2. Straighten your posture

  • posture

Now that you have the right attitude, make sure you have the right stance. Nonverbally, status and power are shown by height and space. So, make sure you’re back is straight (not rigid), your shoulders are back and relaxed, and you’re holding your head straight. This will show the candidate that you are both confident and capable

3. Relax your arms 

  • relax

Don’t cross your arms. Yes, it’s comfortable, but it gives people the sense that you're closed off. So, to make a candidate feel welcome and at ease, keep your arms relaxed at your sides. And once you sit down, keep your legs uncrossed as well in order to show you’re relaxed.

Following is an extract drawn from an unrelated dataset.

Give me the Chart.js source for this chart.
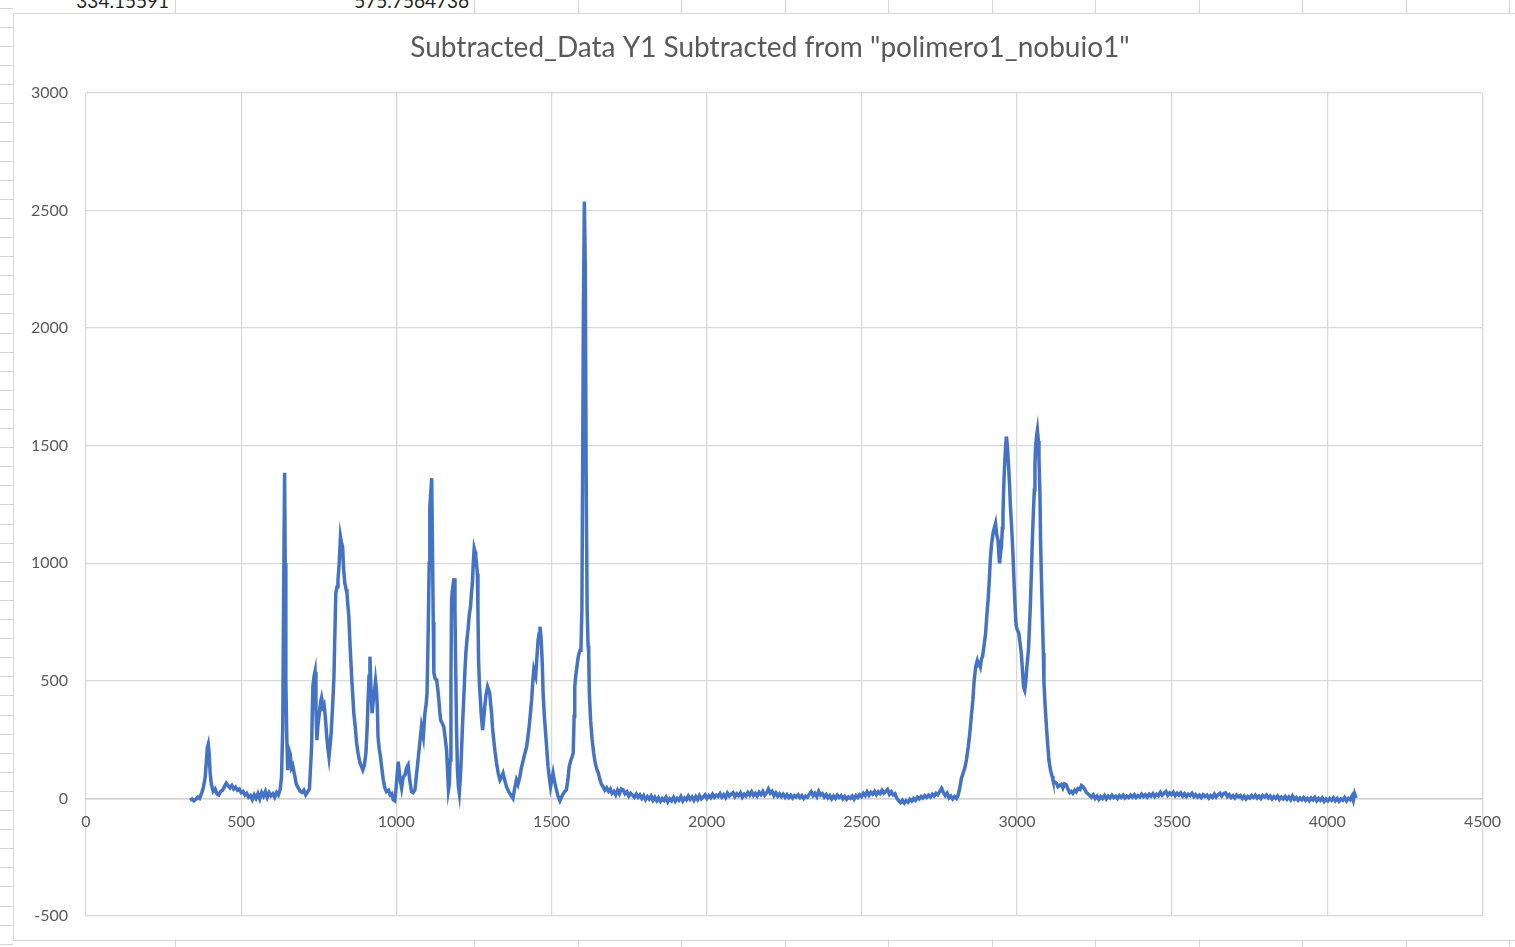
<!DOCTYPE html>
<html>
<head>
<meta charset="utf-8">
<script src="https://cdn.jsdelivr.net/npm/chart.js@4/dist/chart.umd.min.js"></script>
<style>
  html, body { margin: 0; padding: 0; background: #ffffff; }
  body { width: 1515px; height: 947px; position: relative; overflow: hidden; font-family: Lato, "Open Sans", sans-serif; }
  .cell-text { position: absolute; top: -9px; font-size: 19px; color: #1f1f1f; white-space: nowrap; line-height: 20px; }
  .vline { position: absolute; width: 1px; background: #d4d4d4; }
  .hline { position: absolute; height: 1px; background: #d4d4d4; }
  #frame { position: absolute; left: 13px; top: 13px; width: 1520px; height: 928px; border: 1px solid #d9d9d9; background: #ffffff; box-sizing: border-box; }
  #wrap { position: absolute; left: 0; top: 0; width: 1515px; height: 947px; }
</style>
</head>
<body>
<div id="sheet"></div>
<div class="cell-text" style="right:1346px;">334.15591</div>
<div class="cell-text" style="right:1046px;">575.7564736</div>
<div id="frame"></div>
<div id="wrap"><canvas id="chart" width="1515" height="947"></canvas></div>
<script>
// Raman shift (cm-1) / intensity pairs, grouped by spectral region
const regionLow = [
  [335,-8],[342,-2],[348,-10],[354,-3],[360,5],[366,0],[372,20],[378,45],[384,90],[388,160],
  [391,215],[394,230],[397,190],[400,110],[404,60],[410,30],[416,40],[422,20],[428,15],[434,30],
  [440,35],[446,50],[452,65],[458,55],[464,45],[470,55],[476,40],[482,48],[488,35],[494,40],
  [500,25],[506,30],[512,15],[518,22],[524,5],[530,12],[536,-5],[542,15],[548,0],[554,20],
  [560,-2],[566,25],[572,10],[578,30],[584,5],[590,25],[596,12],[602,20],[608,5],[614,25],
  [620,15],[626,40],[630,90],[634,300],[637,900],[640,1385],[642,1000],[644,500],[647,262],[650,120],
  [654,206],[658,190],[662,130],[666,140],[672,100],[678,60],[684,45],[690,30],[696,25],[702,35],
  [708,15],[714,28],[720,40],[727,220],[731,475],[735,520],[738,539],[741,380],[744,248],[748,320],
  [752,363],[756,410],[759,427],[763,390],[767,400],[771,350],[775,278],[779,220],[783,177],[787,230],
  [790,278],[795,400],[799,518],[802,700],[805,873],[809,900],[812,929],[816,1000],[820,1113],[823,1090],
  [827,1070],[830,980],[834,916],[838,890],[841,873],[844,820],[847,773],[851,650],[856,518],[860,430],
  [863,363],[868,300],[872,236],[877,190],[883,151],[888,135],[892,121],[897,140],[902,193],[906,300],
  [909,419],[912,520],[915,603],[918,480],[922,363],[926,420],[929,448],[933,500],[936,461],[939,380],
  [941,262],[945,210],[949,177],[954,120],[958,78],[963,45],[968,29],[975,35],[980,15],[985,20],
  [990,-5],[995,-10],[999,40],[1003,108],[1006,156],[1009,120],[1012,80],[1017,44],[1022,90],[1028,100],
  [1033,130],[1038,142],[1043,80],[1049,29],[1054,25],[1060,36],[1065,100],[1071,177],[1076,240],[1081,305],
  [1087,262],[1092,362],[1096,400],[1099,447],[1103,730],[1106,1000],[1108,1241],[1111,1300],[1114,1362],[1117,1014],
  [1119,750],[1121,533],[1125,510],[1130,504],[1134,460],[1137,419],[1140,370],[1143,333],[1148,320],[1153,305],
  [1158,250],[1162,206],[1165,120],[1168,36],[1171,60],[1173,163],[1176,500],[1178,844],[1182,900],[1186,936],
  [1189,800],[1191,589],[1194,300],[1197,121],[1200,50],[1203,22],[1206,80],[1209,163],[1213,300],[1218,447],
  [1221,540],[1224,617],[1228,680],[1231,716],[1235,780],[1239,815],[1242,870],[1245,915],[1248,1000],[1251,1064],
  [1254,1050],[1256,1028],[1259,990],[1261,957],[1263,800],[1265,589],[1268,480],[1271,419],[1274,350],[1278,291],
  [1281,330],[1285,390],[1289,440],[1294,475],[1298,460],[1301,448],[1304,400],[1307,363],[1310,300],[1314,248],
  [1318,200],[1323,151],[1328,110],[1334,78],[1339,90],[1344,107],[1349,80],[1355,50],[1360,35],[1366,20],
  [1371,10],[1376,0],[1381,40],[1387,78],[1392,60],[1398,92],[1403,130],[1409,163],[1414,190],[1420,220],
  [1424,260],[1428,305],[1432,360],[1436,419],[1440,500],[1443,546],[1446,530],[1449,518],[1453,600],[1457,674],
  [1460,700],[1463,730],[1466,690],[1468,645],[1471,550],[1473,448],[1477,350],[1482,262],[1486,190],[1489,135],
  [1493,90],[1497,50],[1501,80],[1505,108],[1510,70],[1516,36],[1521,10],[1527,-10],[1532,5],[1538,20],
  [1543,30],[1548,36],[1553,80],[1557,135],[1562,160],[1566,175],[1570,193],[1573,350],[1575,475],[1578,520],
  [1582,560],[1586,600],[1589,618],[1592,630],[1595,640],[1598,800],[1600,1300],[1603,2100],[1606,2538],[1609,2250],
  [1612,1300],[1615,800],[1618,650],[1620,618],[1622,450],[1626,333],[1631,250],[1636,193],[1641,150],[1646,125],
  [1651,108],[1656,80],[1661,60],[1666,50],[1672,35],[1678,45],[1684,30],[1690,40],[1695,22],[1701,30],
  [1707,15],[1713,35],[1719,20],[1725,40],[1731,36],[1737,20],[1743,28],[1749,10],[1755,22],[1761,14],
  [1767,5]
];

const regionSilent = [
  [1773,18],[1779,5],[1785,15],[1791,0],[1797,12],[1803,-5],[1809,8],[1815,-3],[1821,10],[1827,-8],
  [1833,5],[1839,-10],[1845,3],[1851,-12],[1857,0],[1863,-8],[1869,5],[1875,-15],[1881,-2],[1887,-10],
  [1893,4],[1899,-12],[1905,0],[1911,-8],[1917,8],[1923,-10],[1929,2],[1935,-6],[1941,10],[1947,-4],
  [1953,6],[1959,-8],[1965,8],[1971,-5],[1977,12],[1983,-2],[1989,6],[1995,15],[2001,0],[2007,12],
  [2013,3],[2019,18],[2025,5],[2031,14],[2037,8],[2043,20],[2049,6],[2055,16],[2061,4],[2067,22],
  [2073,10],[2079,18],[2085,25],[2091,8],[2097,20],[2103,12],[2109,24],[2115,6],[2121,18],[2127,10],
  [2133,25],[2139,14],[2145,28],[2151,12],[2157,22],[2163,10],[2169,26],[2175,16],[2181,30],[2187,14],
  [2193,24],[2199,40],[2205,22],[2211,30],[2217,12],[2223,24],[2229,10],[2235,20],[2241,8],[2247,18],
  [2253,5],[2259,16],[2265,4],[2271,14],[2277,2],[2283,12],[2289,6],[2295,15],[2301,3],[2307,12],
  [2313,0],[2319,10],[2325,5],[2331,18],[2337,28],[2343,12],[2349,22],[2355,8],[2361,30],[2367,14],
  [2373,20],[2379,6],[2385,16],[2391,2],[2397,12],[2403,-2],[2409,10],[2415,0],[2421,14],[2427,4],
  [2433,12],[2439,-2],[2445,8],[2451,-4],[2457,6],[2463,0],[2469,10],[2475,-3],[2481,12],[2487,4],
  [2493,16],[2499,8],[2505,22],[2511,12],[2517,28],[2523,14],[2529,26],[2535,18],[2541,30],[2547,16],
  [2553,28],[2559,20],[2565,34],[2571,22],[2577,30],[2583,38],[2589,18],[2595,28],[2601,15],[2607,20],
  [2613,0],[2619,-10],[2625,-18],[2631,-8],[2637,-20],[2643,-10],[2649,-16],[2655,-4],[2661,-12],[2667,0],
  [2673,-8],[2679,5],[2685,-2],[2691,8],[2697,2],[2703,12],[2709,4],[2715,14],[2721,6],[2727,18],
  [2733,10],[2739,22],[2745,16],[2751,30],[2757,43],[2763,25],[2769,12],[2775,22],[2781,2],[2787,10],
  [2793,-2],[2799,8],[2805,0],[2810,12]
];

const regionCH = [
  [2815,40],[2821,85],[2827,110],[2832,130],[2837,163],[2843,220],[2848,277],[2853,350],[2858,419],[2862,500],
  [2867,560],[2872,585],[2875,570],[2878,575],[2882,560],[2886,595],[2889,603],[2894,650],[2899,702],[2903,780],
  [2907,844],[2911,930],[2914,1014],[2918,1080],[2923,1128],[2927,1150],[2931,1170],[2935,1120],[2939,1099],[2942,1030],
  [2944,1000],[2947,1040],[2950,1071],[2953,1150],[2955,1213],[2958,1350],[2961,1439],[2964,1510],[2966,1539],[2969,1500],
  [2972,1439],[2976,1340],[2979,1241],[2983,1150],[2987,1043],[2990,940],[2993,844],[2996,760],[2998,730],[3002,715],
  [3006,702],[3010,660],[3014,617],[3018,540],[3021,475],[3025,460],[3028,489],[3032,560],[3037,631],[3040,720],
  [3043,815],[3047,980],[3050,1113],[3053,1220],[3056,1312],[3058,1420],[3060,1496],[3063,1540],[3066,1567],[3069,1520],
  [3071,1439],[3074,1300],[3076,1099],[3079,930],[3082,773],[3085,620],[3087,490],[3091,390],[3095,305],[3099,230],
  [3103,163],[3108,120],[3113,95],[3116,78],[3121,70],[3127,65],[3132,50],[3137,55],[3143,60],[3148,45],
  [3153,62],[3159,58],[3164,40],[3170,25],[3175,30],[3180,22],[3186,35],[3191,28],[3197,42],[3203,38],
  [3208,55],[3213,50],[3218,40],[3224,25],[3229,20],[3234,14]
];

const regionHigh = [
  [3240,5],[3246,15],[3252,0],[3258,10],[3264,-4],[3270,8],[3276,0],[3282,12],[3288,-2],[3294,10],
  [3300,2],[3306,14],[3312,4],[3318,10],[3324,0],[3330,12],[3336,4],[3342,14],[3348,2],[3354,10],
  [3360,4],[3366,14],[3372,6],[3378,16],[3384,4],[3390,12],[3396,6],[3402,18],[3408,8],[3414,16],
  [3420,6],[3426,18],[3432,10],[3438,20],[3444,8],[3450,18],[3456,12],[3462,26],[3468,14],[3474,22],
  [3480,30],[3486,14],[3492,24],[3498,16],[3504,26],[3510,12],[3516,22],[3522,14],[3528,24],[3534,10],
  [3540,20],[3546,8],[3552,18],[3558,12],[3564,22],[3570,8],[3576,16],[3582,6],[3588,14],[3594,4],
  [3600,16],[3606,8],[3612,14],[3618,2],[3624,12],[3630,4],[3636,18],[3642,6],[3648,16],[3654,22],
  [3660,10],[3666,20],[3672,24],[3678,8],[3684,16],[3690,4],[3696,12],[3702,2],[3708,14],[3714,6],
  [3720,12],[3726,0],[3732,10],[3738,-2],[3744,8],[3750,2],[3756,12],[3762,4],[3768,14],[3774,2],
  [3780,10],[3786,0],[3792,12],[3798,6],[3804,14],[3810,2],[3816,10],[3822,-2],[3828,8],[3834,0],
  [3840,10],[3846,-4],[3852,6],[3858,-2],[3864,8],[3870,-4],[3876,6],[3882,-6],[3888,10],[3894,-4],
  [3900,4],[3906,-8],[3912,2],[3918,-6],[3924,4],[3930,-8],[3936,0],[3942,-10],[3948,2],[3954,-6],
  [3960,4],[3966,-10],[3972,0],[3978,-8],[3984,2],[3990,-12],[3996,-2],[4002,-10],[4008,0],[4014,-8],
  [4020,2],[4026,-10],[4032,0],[4038,-12],[4044,-2],[4050,-8],[4056,4],[4062,-10],[4068,0],[4074,-6],
  [4080,10],[4084,-8],[4088,20],[4093,2]
];

const xTicks = [0, 500, 1000, 1500, 2000, 2500, 3000, 3500, 4000, 4500];
const yTicks = [-500, 0, 500, 1000, 1500, 2000, 2500, 3000];
const chartTitle = 'Subtracted_Data Y1 Subtracted from "polimero1_nobuio1"';

// spreadsheet cell lines around the chart object
(function drawSheet() {
  const sheet = document.getElementById('sheet');
  const cols = [175, 474, 578, 681, 785, 888, 992, 1095, 1199, 1302, 1406, 1509];
  cols.forEach(x => {
    const top = document.createElement('div');
    top.className = 'vline';
    top.style.cssText = 'left:' + x + 'px;top:0;height:13px;';
    sheet.appendChild(top);
    const bottom = document.createElement('div');
    bottom.className = 'vline';
    bottom.style.cssText = 'left:' + x + 'px;top:941px;height:6px;';
    sheet.appendChild(bottom);
  });
  for (let y = 7.8; y < 947; y += 19.1) {
    const row = document.createElement('div');
    row.className = 'hline';
    row.style.cssText = 'left:0;width:13px;top:' + Math.round(y) + 'px;';
    sheet.appendChild(row);
  }
})();

const points = [].concat(regionLow, regionSilent, regionCH, regionHigh).map(p => ({ x: p[0], y: p[1] }));

const gridColor = '#d9d9d9';
const textColor = '#595959';

// centre the title across the whole chart object rather than the padded layout box
const titleSpan = {
  id: 'titleSpan',
  afterLayout(chart) {
    const t = chart.titleBlock;
    if (t) { t.left = 26; t.right = 1514; t.width = t.right - t.left; }
  }
};

new Chart(document.getElementById('chart'), {
  type: 'line',
  data: {
    datasets: [{
      label: 'Y1',
      data: points,
      borderColor: '#4472c4',
      borderWidth: 3.5,
      pointRadius: 0,
      tension: 0,
      fill: false
    }]
  },
  plugins: [titleSpan],
  options: {
    responsive: false,
    animation: false,
    events: [],
    layout: { padding: { left: 0, right: 32, top: 0, bottom: 31 } },
    plugins: {
      legend: { display: false },
      tooltip: { enabled: false },
      title: {
        display: true,
        text: chartTitle,
        color: textColor,
        font: { family: 'Lato', size: 28, weight: 'normal', lineHeight: 1.2 },
        padding: { top: 31, bottom: 28.4 }
      }
    },
    scales: {
      x: {
        type: 'linear',
        position: { y: 0 },
        min: 0,
        max: 4500,
        afterBuildTicks: s => { s.ticks = xTicks.map(v => ({ value: v })); },
        ticks: { color: textColor, font: { family: 'Lato', size: 16 }, padding: 14, maxRotation: 0, callback: v => String(v) },
        grid: { color: gridColor, lineWidth: 1.3, drawTicks: false },
        border: { display: true, color: '#d0d0d0', width: 1.5 }
      },
      y: {
        type: 'linear',
        min: -500,
        max: 3000,
        afterBuildTicks: s => { s.ticks = yTicks.map(v => ({ value: v })); },
        afterFit: s => { s.width = 86; },
        ticks: { color: textColor, font: { family: 'Lato', size: 16 }, padding: 18, callback: v => String(v) },
        grid: { color: gridColor, lineWidth: 1.3, drawTicks: false },
        border: { display: false }
      }
    }
  }
});
</script>
</body>
</html>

4. Smile and nod appropriately 

  • smile

If you want candidates to think you’re friendly and approachable, you need to show those pearly whites. And more, continuing to smile and nod appropriately shows that you understand and are listening to what they’re saying. 

5. Make eye contact

  • eye contact

Making good eye contact right away transfers energy and shows you are interested and open. And, be sure to keep this going while you speak to show you care about the conversation.

But, don’t be creepy. If you don’t blink and take some breaks…you’re just staring. 

6. Raise your eyebrows

  • eyebrows

Giving your eyebrows a single quick up-down (called the “eyebrow flash") is a signal of recognition and greeting and will make a candidate feel welcome.

Fun fact: this is common signal across all primates.

7. Shake their hand

  • handshake

Always greet candidates with a firm (not too firm) handshake. This is key, because it sets the tone for the entire interaction. And, research shows it takes an average of three hours of constant interaction to develop the same level of rapport that you can get with a single handshake. So, don’t be a wet noodle. 

8. Lean in

  • lean in

Leaning forward slighty signals that you’re interested and engaging with what the candidate has to say. But, be careful not to intrude on their personal space – two feet away is a safe distance in most situations.

But, it’s worth noting that different cultures treat personal space differently. For example, Asian, Southern European, and South American cultures tend to need less personal space. So if you’re interviewing globally, study up. 

9. Mirror their facial expressions

  • mirror

This actually happens naturally a lot of the time. Think about when you’re watching a movie where someone is smiling and happy – you’ll notice that you’re often smiling too.

And, mirroring other people’s expressions demonstrates that you are in agreement and like them.

10. Make gestures with your hands

  • gesture

Once you’ve gotten into the conversation with a candidate, use your hands to gesture when you speak. Not only does this make you more believable, there’s evidence that gesturing with your hands when you’re talking helps you think.

If you do these 10 things, it’s going to be hard for a candidate to dislike you right off the bat. And if they like you, they’re more likely to be interested in your company or job or want to work with you in the future. Win.